##### Supplied material #####

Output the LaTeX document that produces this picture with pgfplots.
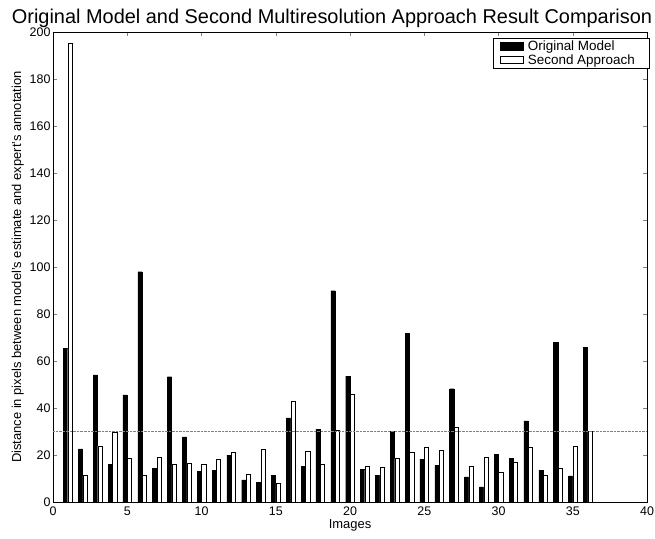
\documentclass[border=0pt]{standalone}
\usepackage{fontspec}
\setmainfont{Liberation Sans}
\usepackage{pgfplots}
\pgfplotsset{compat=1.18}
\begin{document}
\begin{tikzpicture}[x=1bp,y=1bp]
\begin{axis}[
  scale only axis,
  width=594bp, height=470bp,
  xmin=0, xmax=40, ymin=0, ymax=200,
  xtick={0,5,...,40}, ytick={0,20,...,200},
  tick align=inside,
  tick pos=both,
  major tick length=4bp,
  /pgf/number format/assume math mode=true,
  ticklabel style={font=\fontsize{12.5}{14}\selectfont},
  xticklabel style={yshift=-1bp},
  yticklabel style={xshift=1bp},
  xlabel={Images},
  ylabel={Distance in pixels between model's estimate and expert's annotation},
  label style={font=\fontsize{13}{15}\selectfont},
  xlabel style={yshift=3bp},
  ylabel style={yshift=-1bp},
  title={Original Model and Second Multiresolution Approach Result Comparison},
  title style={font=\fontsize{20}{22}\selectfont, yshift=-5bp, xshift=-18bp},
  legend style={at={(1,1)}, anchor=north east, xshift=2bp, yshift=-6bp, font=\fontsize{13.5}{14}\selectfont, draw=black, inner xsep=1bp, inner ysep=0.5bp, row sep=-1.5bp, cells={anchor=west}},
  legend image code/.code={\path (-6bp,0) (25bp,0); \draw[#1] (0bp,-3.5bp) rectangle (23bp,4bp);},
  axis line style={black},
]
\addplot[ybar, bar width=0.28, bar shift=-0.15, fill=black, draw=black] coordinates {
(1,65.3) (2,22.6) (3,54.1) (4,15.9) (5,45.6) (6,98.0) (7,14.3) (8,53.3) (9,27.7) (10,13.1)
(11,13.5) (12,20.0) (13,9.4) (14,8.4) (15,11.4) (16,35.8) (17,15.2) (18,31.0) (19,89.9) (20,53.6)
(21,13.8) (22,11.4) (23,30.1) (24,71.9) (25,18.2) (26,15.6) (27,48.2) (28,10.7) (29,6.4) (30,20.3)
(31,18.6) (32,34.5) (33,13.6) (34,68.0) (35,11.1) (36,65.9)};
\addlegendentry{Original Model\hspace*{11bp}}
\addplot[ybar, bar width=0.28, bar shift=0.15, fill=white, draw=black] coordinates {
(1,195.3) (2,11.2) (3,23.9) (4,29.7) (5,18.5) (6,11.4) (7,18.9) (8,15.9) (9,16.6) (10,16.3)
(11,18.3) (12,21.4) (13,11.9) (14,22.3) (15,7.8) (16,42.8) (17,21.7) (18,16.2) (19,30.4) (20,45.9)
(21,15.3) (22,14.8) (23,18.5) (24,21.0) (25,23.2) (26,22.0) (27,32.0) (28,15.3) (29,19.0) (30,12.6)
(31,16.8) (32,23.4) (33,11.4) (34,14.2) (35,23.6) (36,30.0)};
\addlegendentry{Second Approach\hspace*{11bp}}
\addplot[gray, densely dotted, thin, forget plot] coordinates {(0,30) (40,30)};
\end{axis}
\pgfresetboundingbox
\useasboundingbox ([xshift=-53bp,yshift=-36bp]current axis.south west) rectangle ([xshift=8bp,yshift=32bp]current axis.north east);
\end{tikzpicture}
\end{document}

#####

» Work to be completed: Give back the whole listing as it stands, minus its pictures.

» Solved problem:
Output the LaTeX document that produces this picture with pgfplots.
\documentclass[border=0pt]{standalone}
\usepackage{fontspec}
\setmainfont{Liberation Sans}
\usepackage{pgfplots}
\pgfplotsset{compat=1.18}
\begin{document}
\begin{tikzpicture}[x=1bp,y=1bp]
\begin{axis}[
  scale only axis,
  width=594bp, height=470bp,
  xmin=0, xmax=40, ymin=0, ymax=200,
  xtick={0,5,...,40}, ytick={0,20,...,200},
  tick align=inside,
  tick pos=both,
  major tick length=4bp,
  /pgf/number format/assume math mode=true,
  ticklabel style={font=\fontsize{12.5}{14}\selectfont},
  xticklabel style={yshift=-1bp},
  yticklabel style={xshift=1bp},
  xlabel={Images},
  ylabel={Distance in pixels between model's estimate and expert's annotation},
  label style={font=\fontsize{13}{15}\selectfont},
  xlabel style={yshift=3bp},
  ylabel style={yshift=-1bp},
  title={Original Model and Second Multiresolution Approach Result Comparison},
  title style={font=\fontsize{20}{22}\selectfont, yshift=-5bp, xshift=-18bp},
  legend style={at={(1,1)}, anchor=north east, xshift=2bp, yshift=-6bp, font=\fontsize{13.5}{14}\selectfont, draw=black, inner xsep=1bp, inner ysep=0.5bp, row sep=-1.5bp, cells={anchor=west}},
  legend image code/.code={\path (-6bp,0) (25bp,0); \draw[#1] (0bp,-3.5bp) rectangle (23bp,4bp);},
  axis line style={black},
]
\addplot[ybar, bar width=0.28, bar shift=-0.15, fill=black, draw=black] coordinates {
(1,65.3) (2,22.6) (3,54.1) (4,15.9) (5,45.6) (6,98.0) (7,14.3) (8,53.3) (9,27.7) (10,13.1)
(11,13.5) (12,20.0) (13,9.4) (14,8.4) (15,11.4) (16,35.8) (17,15.2) (18,31.0) (19,89.9) (20,53.6)
(21,13.8) (22,11.4) (23,30.1) (24,71.9) (25,18.2) (26,15.6) (27,48.2) (28,10.7) (29,6.4) (30,20.3)
(31,18.6) (32,34.5) (33,13.6) (34,68.0) (35,11.1) (36,65.9)};
\addlegendentry{Original Model\hspace*{11bp}}
\addplot[ybar, bar width=0.28, bar shift=0.15, fill=white, draw=black] coordinates {
(1,195.3) (2,11.2) (3,23.9) (4,29.7) (5,18.5) (6,11.4) (7,18.9) (8,15.9) (9,16.6) (10,16.3)
(11,18.3) (12,21.4) (13,11.9) (14,22.3) (15,7.8) (16,42.8) (17,21.7) (18,16.2) (19,30.4) (20,45.9)
(21,15.3) (22,14.8) (23,18.5) (24,21.0) (25,23.2) (26,22.0) (27,32.0) (28,15.3) (29,19.0) (30,12.6)
(31,16.8) (32,23.4) (33,11.4) (34,14.2) (35,23.6) (36,30.0)};
\addlegendentry{Second Approach\hspace*{11bp}}
\addplot[gray, densely dotted, thin, forget plot] coordinates {(0,30) (40,30)};
\end{axis}
\pgfresetboundingbox
\useasboundingbox ([xshift=-53bp,yshift=-36bp]current axis.south west) rectangle ([xshift=8bp,yshift=32bp]current axis.north east);
\end{tikzpicture}
\end{document}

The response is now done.